I didn’t plan on making him leave his girlfriend and I certainly didn’t cheat with him so that he’d exit his relationship. Still, when we started getting feelings for each other and he told me that he wanted to leave her so he could be with me, I was stupidly flattered.
It felt good to win. I sound really childish, but there was something alluring about being the woman that a guy chose over his current girlfriend. That had never happened to me, but I didn’t realize that it was more of a curse than a blessing.
I got caught up in our new relationship and believed what he said about her. I was so thrilled to be starting a relationship with a guy I’d liked for a long time that I didn’t really think much about the fact that he was ending his other relationship. It’s strange how sometimes love really does blind you. When he told me he was taking her out to dinner to break up with her, I cringed at the thought of what that would be like but then I also tried not to think about it. He made it easy for me because he said that things had been bad in his relationship for a long time and she was probably keen to end things too.
She was devastated by the breakup. He totally underestimated the depth of his girlfriend’s feelings. She was totally heartbroken when he ended things! The experience of breaking up with her and witnessing her emotions screwed him up and he totally disappeared on me. He texted me to tell me he’d ended the relationship and then sort of went AWOL. He didn’t come over like I thought he would since we were free to do our own thing now. He didn’t even text me for the next day. What was going on?!
I called him up and demanded answers. I feared he was about to ghost me or get back with his ex or something so I called him on the phone. He said he was sorry for being distant but the breakup was harder than he thought it would be. Still, he reassured me that he wasn’t having second thoughts about us and he still wanted to be with me. He was just torn up because of how badly his ex took things.
It was a serious wakeup call. I felt so bad for his ex that it started to make getting the guy feel a lot more bittersweet.
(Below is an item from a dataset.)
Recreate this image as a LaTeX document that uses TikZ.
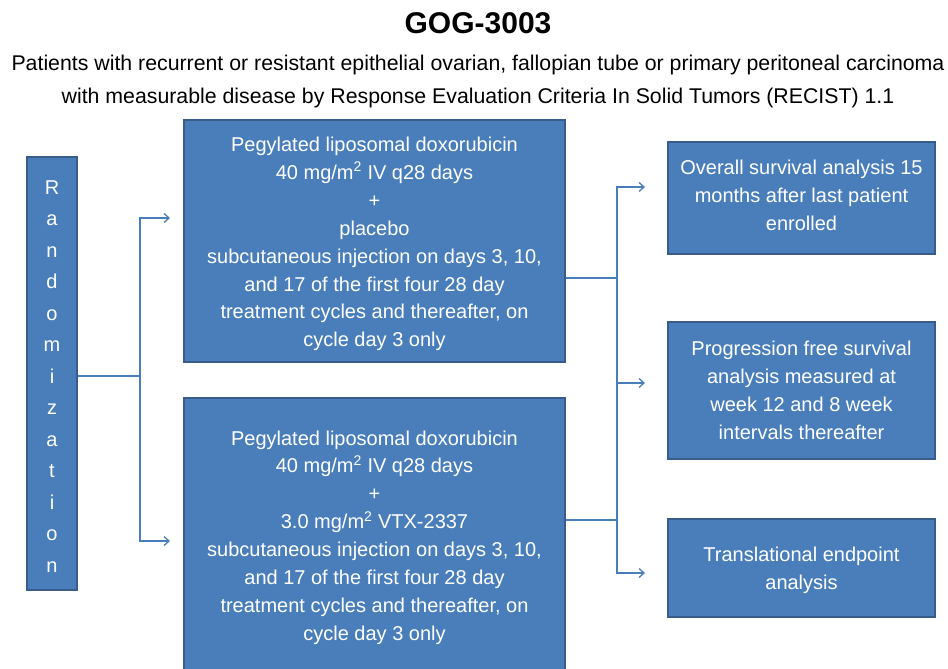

From feeling on top of the world, now I was landing back down to earth, and it was a rough landing. I tried to focus on the positives, like the fact that I could finally be with this guy. He was my boyfriend, no one else’s, and that did feel good. We really cared about each other and wanted to be together. We started dating officially and then… things got worse.
It just didn’t feel the way I expected. I thought I’d be totally blissed out on this new relationship, and why shouldn’t I have expected to feel that? The guy was awesome, great in bed, and I felt loads of chemistry for him. However, I just couldn’t shake the feeling of guilt and overall bad karma. Although I hadn’t cheated with him when he was in his previous relationship, we had feelings for each other for a long time. Isn’t that micro-cheating? Ugh. All the time we were having feelings for each other, he was lying to his GF about how much he wanted to be with her.
I couldn’t shake the bad feeling. When we told people our “how we got together” story, it made me feel ashamed. I started telling them we met on a dating app instead. I always felt like in his ex’s eyes, I was the bad guy. In a way, I was the one to pull him away, even though I know you can’t actually steal someone away from another person. They make a choice to walk away, but still. As my mother always says, “You can’t build happiness on someone else’s misery.”
I feared it would happen to me. Again, he didn’t cheat on his ex but he did choose someone else over her. What if that happened to me? What if he did that to me when someone else came along? I felt like bad karma was surrounding me and it wouldn’t budge. But there was a bigger reason for the darkness I felt like I was carrying around with me.
His ex tried to take her life. One day, my BF and I were chilling at my house when he got a call that his ex was in the hospital. She tried to kill herself because she was so depressed and hurt about the breakup. Oh no. That was so devastating for me and it really put a black cloud over our relationship. I didn’t want to be in it anymore because I just hated the whole situation in which we found ourselves and he agreed that things were way too complicated for us to be together.